Hay en este sentido un caso curioso de tabernera singular, la que aparece en Frankenstein creó a la mujer (Frankenstein Created Woman; Terence Fisher, 1967), una camarera con el rostro parcialmente desfigurado que es ocultada por su padre en la cocina del bar para no espantar a los visitantes que acuden allí con el gaznate seco.
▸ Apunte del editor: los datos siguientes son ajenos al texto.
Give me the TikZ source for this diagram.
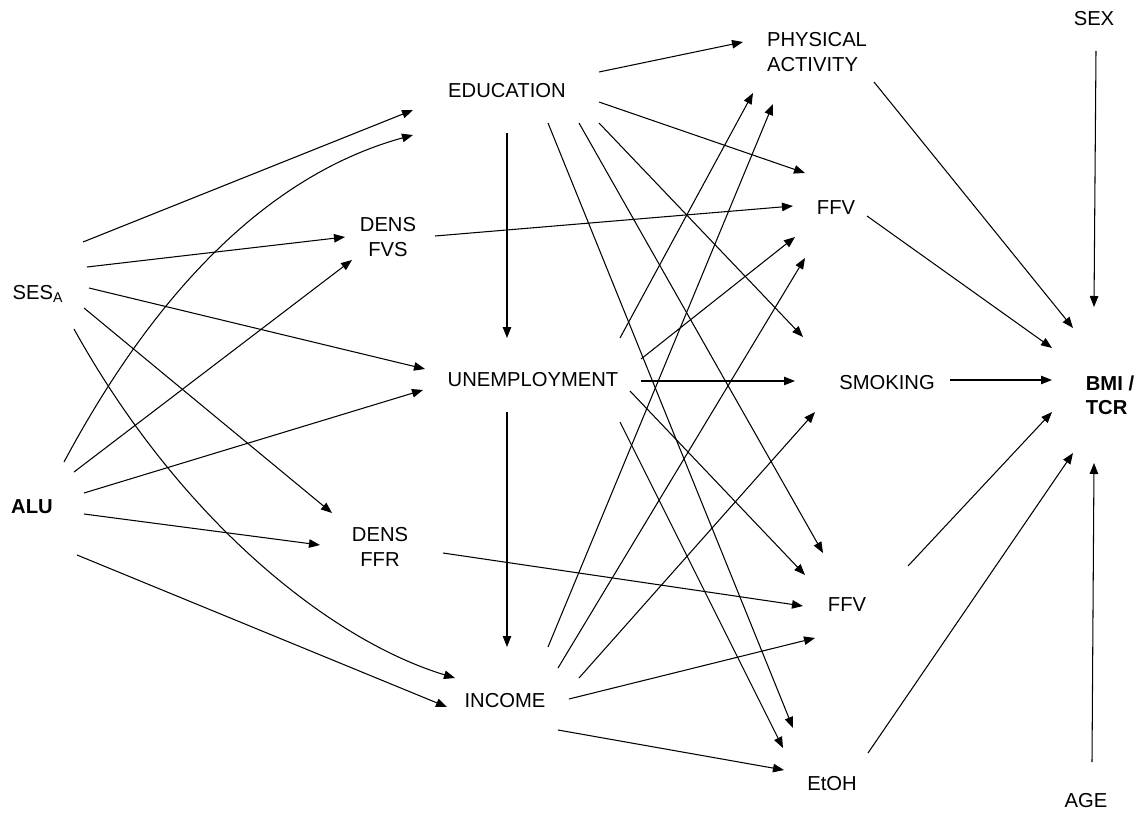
\documentclass[tikz,border=0pt]{standalone}
\usepackage{fontspec}
\setmainfont{Liberation Sans}
\usetikzlibrary{calc,arrows.meta}
\tikzset{
  var/.style={align=center, inner sep=1pt, font=\fontsize{11.5}{13.8}\selectfont},
  outc/.style={var, align=left, font=\fontsize{11.5}{13.8}\selectfont\bfseries},
  arr/.style={-{Triangle[length=2.2mm,width=1.7mm]}, line width=0.6pt},
}
\begin{document}
\begin{tikzpicture}[x=0.2mm,y=-0.2mm]
\useasboundingbox (0,0) rectangle (1144,815);
% variables
\node[var] (ses) at (38,294) {SES\textsubscript{A}};
\node[var, font=\fontsize{11.5}{13.8}\selectfont\bfseries] (alu) at (32,507) {ALU};
\node[var] (edu) at (507,91) {EDUCATION};
\node[var] (fvs) at (388,237) {DENS\\FVS};
\node[var] (unemp) at (533,380) {UNEMPLOYMENT};
\node[var] (ffr) at (380,547) {DENS\\FFR};
\node[var] (inc) at (505,701) {INCOME};
\node[var, align=left] (phys) at (817,52) {PHYSICAL\\ACTIVITY};
\node[var] (ffvA) at (836,208) {FFV};
\node[var] (smok) at (887,383) {SMOKING};
\node[var] (ffvB) at (847,605) {FFV};
\node[var] (etoh) at (832,784) {EtOH};
\node[outc] (bmi) at (1110,395) {BMI /\\TCR};
\node[var] (sex) at (1094,19) {SEX};
\node[var] (age) at (1086,801) {AGE};
% SES
\draw[arr] ($(ses)+(45,-52)$) -- ($(edu)+(-94,19)$);
\draw[arr] ($(ses)+(49,-27)$) -- ($(fvs)+(-43,0)$);
\draw[arr] ($(ses)+(51,-6)$) -- ($(unemp)+(-108,-11)$);
\draw[arr] ($(ses)+(46,14)$) -- ($(ffr)+(-48,-34)$);
\draw[arr] ($(ses)+(36,35)$) .. controls +(106,191) and +(-125,-38) .. ($(inc)+(-50,-23)$);
% ALU
\draw[arr] ($(alu)+(32,-45)$) .. controls +(76,-142) and +(-163,45) .. ($(edu)+(-94,44)$);
\draw[arr] ($(alu)+(42,-35)$) -- ($(fvs)+(-36,23)$);
\draw[arr] ($(alu)+(52,-14)$) -- ($(unemp)+(-110,10)$);
\draw[arr] ($(alu)+(52,7)$) -- ($(ffr)+(-60,-2)$);
\draw[arr] ($(alu)+(45,48)$) -- ($(inc)+(-58,6)$);
% education
\draw[arr] ($(edu)+(92,-19)$) -- ($(phys)+(-74,-10)$);
\draw[arr] ($(edu)+(92,11)$) -- ($(ffvA)+(-31,-35)$);
\draw[arr] ($(edu)+(0,42)$) -- ($(unemp)+(-26,-42)$);
\draw[arr] ($(edu)+(41,32)$) -- ($(etoh)+(-39,-56)$);
\draw[arr] ($(edu)+(72,32)$) -- ($(ffvB)+(-24,-52)$);
\draw[arr] ($(edu)+(92,32)$) -- ($(smok)+(-84,-46)$);
% unemployment
\draw[arr] ($(unemp)+(-26,32)$) -- ($(inc)+(2,-54)$);
\draw[arr] ($(unemp)+(108,1)$) -- ($(smok)+(-92,-2)$);
\draw[arr] ($(unemp)+(97,11)$) -- ($(ffvB)+(-42,-30)$);
\draw[arr] ($(unemp)+(87,-42)$) -- ($(phys)+(-64,41)$);
\draw[arr] ($(unemp)+(108,-21)$) -- ($(ffvA)+(-41,29)$);
\draw[arr] ($(unemp)+(87,42)$) -- ($(etoh)+(-49,-36)$);
% income
\draw[arr] ($(inc)+(43,-54)$) -- ($(phys)+(-44,52)$);
\draw[arr] ($(inc)+(53,-33)$) -- ($(ffvA)+(-31,50)$);
\draw[arr] ($(inc)+(74,-23)$) -- ($(smok)+(-72,29)$);
\draw[arr] ($(inc)+(64,-2)$) -- ($(ffvB)+(-32,33)$);
\draw[arr] ($(inc)+(53,29)$) -- ($(etoh)+(-48,-14)$);
% densities
\draw[arr] ($(fvs)+(47,-1)$) -- ($(ffvA)+(-43,-2)$);
\draw[arr] ($(ffr)+(63,6)$) -- ($(ffvB)+(-44,1)$);
% outcome
\draw[arr] ($(phys)+(57,30)$) -- ($(bmi)+(-37,-67)$);
\draw[arr] ($(ffvA)+(31,8)$) -- ($(bmi)+(-58,-47)$);
\draw[arr] ($(smok)+(63,-3)$) -- ($(bmi)+(-58,-15)$);
\draw[arr] ($(ffvB)+(61,-39)$) -- ($(bmi)+(-58,17)$);
\draw[arr] ($(etoh)+(36,-31)$) -- ($(bmi)+(-37,58)$);
\draw[arr] ($(sex)+(2,32)$) -- ($(bmi)+(-16,-88)$);
\draw[arr] ($(age)+(6,-39)$) -- ($(bmi)+(-16,68)$);
\end{tikzpicture}
\end{document}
Hay de hecho en esa misma película un momento crucial en la taberna, cuando un engreído aristócrata descubre a la hija desfigurada y se ríe de ella, el amante de la joven se enfrentará a él y éste caerá sobre una mesa con varias copas de vino, derramándolas y creando la impresión visual de sangre que brota del pecho del personaje, anticipando así su muerte, como de hecho ocurrirá poco después.
Resulta obvio por tanto que sin las tabernas, el cine de terror de culto de la Hammer no sería el que hoy conocemos, admiramos y perseguimos como coleccionistas. Sin las tabernas, Van Helsing no habría tenido a quien sobornar, Drácula hubiera gozado sin duda, de un menú mucho menos variado y Frankenstein no hubiera tenido demasiada materia prima de la que partir. Pocos se han percatado de este detalle, pero el cine de terror hecho en la Hammer Films en los cincuenta y sesenta, no hubiera sido el mismo sin el calor de una taberna cargada de humo y el sabor de una rebosante pinta de cerveza.